— Begin INFORMATION PROVIDED —

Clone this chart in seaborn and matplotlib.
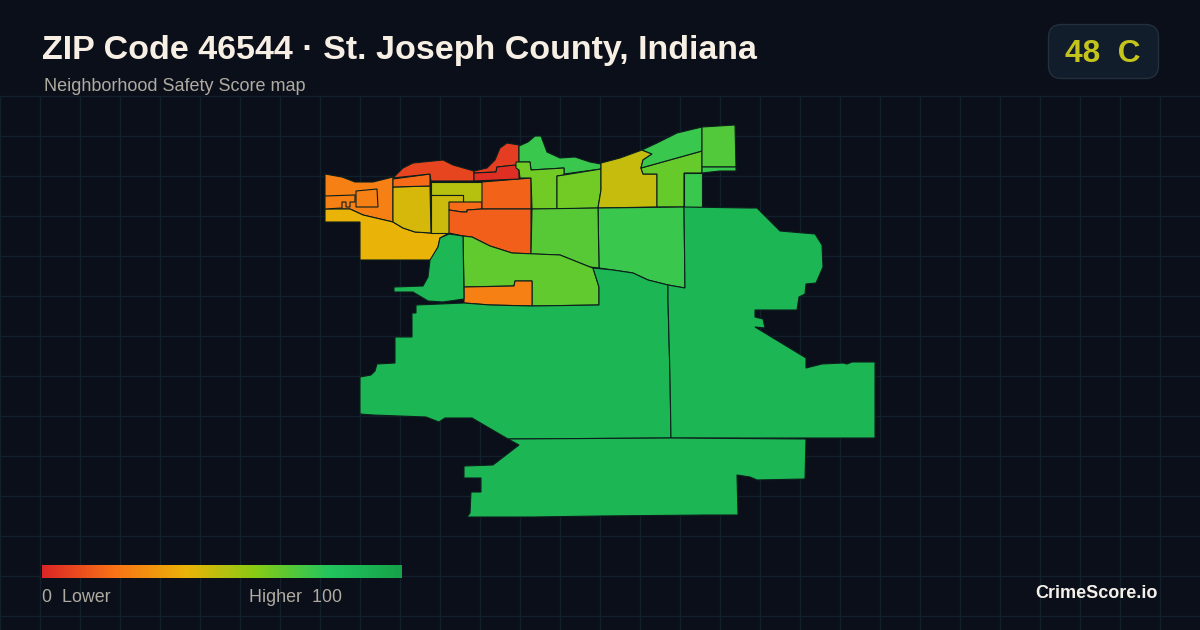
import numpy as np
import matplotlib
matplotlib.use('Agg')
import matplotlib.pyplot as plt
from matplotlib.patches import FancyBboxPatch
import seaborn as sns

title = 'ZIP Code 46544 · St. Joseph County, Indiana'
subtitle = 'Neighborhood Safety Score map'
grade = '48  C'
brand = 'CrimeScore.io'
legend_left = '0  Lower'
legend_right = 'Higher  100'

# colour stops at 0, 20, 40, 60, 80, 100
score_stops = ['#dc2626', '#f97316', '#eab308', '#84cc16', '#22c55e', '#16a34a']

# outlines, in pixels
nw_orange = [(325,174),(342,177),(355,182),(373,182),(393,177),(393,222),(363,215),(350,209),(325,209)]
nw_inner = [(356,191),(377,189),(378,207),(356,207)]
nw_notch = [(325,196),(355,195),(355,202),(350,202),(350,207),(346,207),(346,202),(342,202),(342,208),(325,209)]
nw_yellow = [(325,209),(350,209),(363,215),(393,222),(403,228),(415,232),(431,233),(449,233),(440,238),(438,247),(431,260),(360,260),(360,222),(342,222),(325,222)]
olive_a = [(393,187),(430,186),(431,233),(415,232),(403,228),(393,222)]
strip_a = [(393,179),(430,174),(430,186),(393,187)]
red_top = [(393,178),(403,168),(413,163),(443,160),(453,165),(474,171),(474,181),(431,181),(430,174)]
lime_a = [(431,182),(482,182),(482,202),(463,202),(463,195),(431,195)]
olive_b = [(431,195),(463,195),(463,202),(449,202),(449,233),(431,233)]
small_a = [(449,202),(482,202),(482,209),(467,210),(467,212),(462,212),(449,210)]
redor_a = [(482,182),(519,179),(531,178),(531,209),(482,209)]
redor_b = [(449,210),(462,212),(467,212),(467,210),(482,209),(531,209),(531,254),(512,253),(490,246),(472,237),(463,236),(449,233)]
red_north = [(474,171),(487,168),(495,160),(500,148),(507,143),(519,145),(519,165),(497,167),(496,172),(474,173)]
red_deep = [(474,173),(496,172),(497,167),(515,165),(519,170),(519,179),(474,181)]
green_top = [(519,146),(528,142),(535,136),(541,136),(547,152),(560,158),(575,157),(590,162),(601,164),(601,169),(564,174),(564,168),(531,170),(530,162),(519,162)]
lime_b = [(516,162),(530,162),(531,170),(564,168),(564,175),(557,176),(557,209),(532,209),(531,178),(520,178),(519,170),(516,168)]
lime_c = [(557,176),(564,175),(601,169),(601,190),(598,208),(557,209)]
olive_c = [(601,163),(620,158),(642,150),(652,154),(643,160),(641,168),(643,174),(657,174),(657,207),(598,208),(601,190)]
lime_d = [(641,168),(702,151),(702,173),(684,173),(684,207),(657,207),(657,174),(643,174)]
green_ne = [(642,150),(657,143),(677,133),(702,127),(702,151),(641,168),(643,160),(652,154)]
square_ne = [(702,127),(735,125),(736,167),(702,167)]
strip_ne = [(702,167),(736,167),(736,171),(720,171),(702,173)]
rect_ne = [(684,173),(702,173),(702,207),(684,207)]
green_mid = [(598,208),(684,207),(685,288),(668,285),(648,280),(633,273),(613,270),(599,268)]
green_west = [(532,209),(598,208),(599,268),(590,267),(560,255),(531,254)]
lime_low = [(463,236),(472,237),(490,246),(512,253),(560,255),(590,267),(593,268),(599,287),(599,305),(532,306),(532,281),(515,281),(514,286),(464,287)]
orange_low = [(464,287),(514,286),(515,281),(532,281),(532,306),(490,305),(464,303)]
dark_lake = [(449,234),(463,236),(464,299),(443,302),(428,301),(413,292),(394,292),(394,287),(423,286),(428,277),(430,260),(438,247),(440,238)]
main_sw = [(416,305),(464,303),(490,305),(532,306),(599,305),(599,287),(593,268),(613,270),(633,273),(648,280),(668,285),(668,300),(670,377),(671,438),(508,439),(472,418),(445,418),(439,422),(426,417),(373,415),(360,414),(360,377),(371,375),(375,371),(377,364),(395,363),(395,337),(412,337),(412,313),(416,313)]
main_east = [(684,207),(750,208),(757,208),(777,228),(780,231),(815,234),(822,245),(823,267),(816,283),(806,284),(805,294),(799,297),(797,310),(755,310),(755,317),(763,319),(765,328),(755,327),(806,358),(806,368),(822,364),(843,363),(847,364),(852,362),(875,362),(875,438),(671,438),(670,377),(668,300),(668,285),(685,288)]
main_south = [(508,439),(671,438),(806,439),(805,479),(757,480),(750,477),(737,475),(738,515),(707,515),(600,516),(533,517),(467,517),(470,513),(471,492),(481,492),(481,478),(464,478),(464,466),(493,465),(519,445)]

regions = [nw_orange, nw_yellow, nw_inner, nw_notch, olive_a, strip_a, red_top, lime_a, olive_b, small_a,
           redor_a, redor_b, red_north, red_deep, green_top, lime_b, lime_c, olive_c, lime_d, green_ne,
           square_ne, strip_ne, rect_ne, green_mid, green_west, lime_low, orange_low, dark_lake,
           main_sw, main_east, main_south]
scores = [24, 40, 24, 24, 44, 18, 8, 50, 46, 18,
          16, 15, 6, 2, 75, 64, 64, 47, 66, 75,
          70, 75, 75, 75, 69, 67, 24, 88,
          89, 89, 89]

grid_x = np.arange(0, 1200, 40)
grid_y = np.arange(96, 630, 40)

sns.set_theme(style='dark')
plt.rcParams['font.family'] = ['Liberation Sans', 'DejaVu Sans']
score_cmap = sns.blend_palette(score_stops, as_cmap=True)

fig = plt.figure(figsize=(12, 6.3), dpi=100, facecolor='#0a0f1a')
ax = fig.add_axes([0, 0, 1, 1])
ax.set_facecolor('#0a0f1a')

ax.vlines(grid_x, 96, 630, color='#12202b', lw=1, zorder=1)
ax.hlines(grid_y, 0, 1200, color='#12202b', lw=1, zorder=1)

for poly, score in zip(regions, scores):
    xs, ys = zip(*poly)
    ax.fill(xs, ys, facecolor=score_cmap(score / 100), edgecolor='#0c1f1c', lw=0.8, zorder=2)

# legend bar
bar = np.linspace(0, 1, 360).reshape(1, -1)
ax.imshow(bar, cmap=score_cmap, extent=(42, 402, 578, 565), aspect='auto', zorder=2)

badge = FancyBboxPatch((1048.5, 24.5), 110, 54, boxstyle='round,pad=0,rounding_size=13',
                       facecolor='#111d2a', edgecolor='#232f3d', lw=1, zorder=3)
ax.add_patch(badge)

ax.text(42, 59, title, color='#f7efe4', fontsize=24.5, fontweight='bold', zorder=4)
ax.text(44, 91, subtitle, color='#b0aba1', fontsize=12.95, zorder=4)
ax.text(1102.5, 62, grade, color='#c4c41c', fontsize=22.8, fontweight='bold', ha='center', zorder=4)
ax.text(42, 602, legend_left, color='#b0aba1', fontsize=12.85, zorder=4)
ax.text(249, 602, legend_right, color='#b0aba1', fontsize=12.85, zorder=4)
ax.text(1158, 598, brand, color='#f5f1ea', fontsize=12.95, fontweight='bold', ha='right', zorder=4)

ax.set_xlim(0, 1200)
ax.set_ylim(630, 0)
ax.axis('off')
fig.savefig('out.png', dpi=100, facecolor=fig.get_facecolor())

— End INFORMATION PROVIDED —

Each line above is to be copied verbatim. Drop any image from the copy.

▶ _CORRECT OUTPUT_:
Clone this chart in seaborn and matplotlib.
import numpy as np
import matplotlib
matplotlib.use('Agg')
import matplotlib.pyplot as plt
from matplotlib.patches import FancyBboxPatch
import seaborn as sns

title = 'ZIP Code 46544 · St. Joseph County, Indiana'
subtitle = 'Neighborhood Safety Score map'
grade = '48  C'
brand = 'CrimeScore.io'
legend_left = '0  Lower'
legend_right = 'Higher  100'

# colour stops at 0, 20, 40, 60, 80, 100
score_stops = ['#dc2626', '#f97316', '#eab308', '#84cc16', '#22c55e', '#16a34a']

# outlines, in pixels
nw_orange = [(325,174),(342,177),(355,182),(373,182),(393,177),(393,222),(363,215),(350,209),(325,209)]
nw_inner = [(356,191),(377,189),(378,207),(356,207)]
nw_notch = [(325,196),(355,195),(355,202),(350,202),(350,207),(346,207),(346,202),(342,202),(342,208),(325,209)]
nw_yellow = [(325,209),(350,209),(363,215),(393,222),(403,228),(415,232),(431,233),(449,233),(440,238),(438,247),(431,260),(360,260),(360,222),(342,222),(325,222)]
olive_a = [(393,187),(430,186),(431,233),(415,232),(403,228),(393,222)]
strip_a = [(393,179),(430,174),(430,186),(393,187)]
red_top = [(393,178),(403,168),(413,163),(443,160),(453,165),(474,171),(474,181),(431,181),(430,174)]
lime_a = [(431,182),(482,182),(482,202),(463,202),(463,195),(431,195)]
olive_b = [(431,195),(463,195),(463,202),(449,202),(449,233),(431,233)]
small_a = [(449,202),(482,202),(482,209),(467,210),(467,212),(462,212),(449,210)]
redor_a = [(482,182),(519,179),(531,178),(531,209),(482,209)]
redor_b = [(449,210),(462,212),(467,212),(467,210),(482,209),(531,209),(531,254),(512,253),(490,246),(472,237),(463,236),(449,233)]
red_north = [(474,171),(487,168),(495,160),(500,148),(507,143),(519,145),(519,165),(497,167),(496,172),(474,173)]
red_deep = [(474,173),(496,172),(497,167),(515,165),(519,170),(519,179),(474,181)]
green_top = [(519,146),(528,142),(535,136),(541,136),(547,152),(560,158),(575,157),(590,162),(601,164),(601,169),(564,174),(564,168),(531,170),(530,162),(519,162)]
lime_b = [(516,162),(530,162),(531,170),(564,168),(564,175),(557,176),(557,209),(532,209),(531,178),(520,178),(519,170),(516,168)]
lime_c = [(557,176),(564,175),(601,169),(601,190),(598,208),(557,209)]
olive_c = [(601,163),(620,158),(642,150),(652,154),(643,160),(641,168),(643,174),(657,174),(657,207),(598,208),(601,190)]
lime_d = [(641,168),(702,151),(702,173),(684,173),(684,207),(657,207),(657,174),(643,174)]
green_ne = [(642,150),(657,143),(677,133),(702,127),(702,151),(641,168),(643,160),(652,154)]
square_ne = [(702,127),(735,125),(736,167),(702,167)]
strip_ne = [(702,167),(736,167),(736,171),(720,171),(702,173)]
rect_ne = [(684,173),(702,173),(702,207),(684,207)]
green_mid = [(598,208),(684,207),(685,288),(668,285),(648,280),(633,273),(613,270),(599,268)]
green_west = [(532,209),(598,208),(599,268),(590,267),(560,255),(531,254)]
lime_low = [(463,236),(472,237),(490,246),(512,253),(560,255),(590,267),(593,268),(599,287),(599,305),(532,306),(532,281),(515,281),(514,286),(464,287)]
orange_low = [(464,287),(514,286),(515,281),(532,281),(532,306),(490,305),(464,303)]
dark_lake = [(449,234),(463,236),(464,299),(443,302),(428,301),(413,292),(394,292),(394,287),(423,286),(428,277),(430,260),(438,247),(440,238)]
main_sw = [(416,305),(464,303),(490,305),(532,306),(599,305),(599,287),(593,268),(613,270),(633,273),(648,280),(668,285),(668,300),(670,377),(671,438),(508,439),(472,418),(445,418),(439,422),(426,417),(373,415),(360,414),(360,377),(371,375),(375,371),(377,364),(395,363),(395,337),(412,337),(412,313),(416,313)]
main_east = [(684,207),(750,208),(757,208),(777,228),(780,231),(815,234),(822,245),(823,267),(816,283),(806,284),(805,294),(799,297),(797,310),(755,310),(755,317),(763,319),(765,328),(755,327),(806,358),(806,368),(822,364),(843,363),(847,364),(852,362),(875,362),(875,438),(671,438),(670,377),(668,300),(668,285),(685,288)]
main_south = [(508,439),(671,438),(806,439),(805,479),(757,480),(750,477),(737,475),(738,515),(707,515),(600,516),(533,517),(467,517),(470,513),(471,492),(481,492),(481,478),(464,478),(464,466),(493,465),(519,445)]

regions = [nw_orange, nw_yellow, nw_inner, nw_notch, olive_a, strip_a, red_top, lime_a, olive_b, small_a,
           redor_a, redor_b, red_north, red_deep, green_top, lime_b, lime_c, olive_c, lime_d, green_ne,
           square_ne, strip_ne, rect_ne, green_mid, green_west, lime_low, orange_low, dark_lake,
           main_sw, main_east, main_south]
scores = [24, 40, 24, 24, 44, 18, 8, 50, 46, 18,
          16, 15, 6, 2, 75, 64, 64, 47, 66, 75,
          70, 75, 75, 75, 69, 67, 24, 88,
          89, 89, 89]

grid_x = np.arange(0, 1200, 40)
grid_y = np.arange(96, 630, 40)

sns.set_theme(style='dark')
plt.rcParams['font.family'] = ['Liberation Sans', 'DejaVu Sans']
score_cmap = sns.blend_palette(score_stops, as_cmap=True)

fig = plt.figure(figsize=(12, 6.3), dpi=100, facecolor='#0a0f1a')
ax = fig.add_axes([0, 0, 1, 1])
ax.set_facecolor('#0a0f1a')

ax.vlines(grid_x, 96, 630, color='#12202b', lw=1, zorder=1)
ax.hlines(grid_y, 0, 1200, color='#12202b', lw=1, zorder=1)

for poly, score in zip(regions, scores):
    xs, ys = zip(*poly)
    ax.fill(xs, ys, facecolor=score_cmap(score / 100), edgecolor='#0c1f1c', lw=0.8, zorder=2)

# legend bar
bar = np.linspace(0, 1, 360).reshape(1, -1)
ax.imshow(bar, cmap=score_cmap, extent=(42, 402, 578, 565), aspect='auto', zorder=2)

badge = FancyBboxPatch((1048.5, 24.5), 110, 54, boxstyle='round,pad=0,rounding_size=13',
                       facecolor='#111d2a', edgecolor='#232f3d', lw=1, zorder=3)
ax.add_patch(badge)

ax.text(42, 59, title, color='#f7efe4', fontsize=24.5, fontweight='bold', zorder=4)
ax.text(44, 91, subtitle, color='#b0aba1', fontsize=12.95, zorder=4)
ax.text(1102.5, 62, grade, color='#c4c41c', fontsize=22.8, fontweight='bold', ha='center', zorder=4)
ax.text(42, 602, legend_left, color='#b0aba1', fontsize=12.85, zorder=4)
ax.text(249, 602, legend_right, color='#b0aba1', fontsize=12.85, zorder=4)
ax.text(1158, 598, brand, color='#f5f1ea', fontsize=12.95, fontweight='bold', ha='right', zorder=4)

ax.set_xlim(0, 1200)
ax.set_ylim(630, 0)
ax.axis('off')
fig.savefig('out.png', dpi=100, facecolor=fig.get_facecolor())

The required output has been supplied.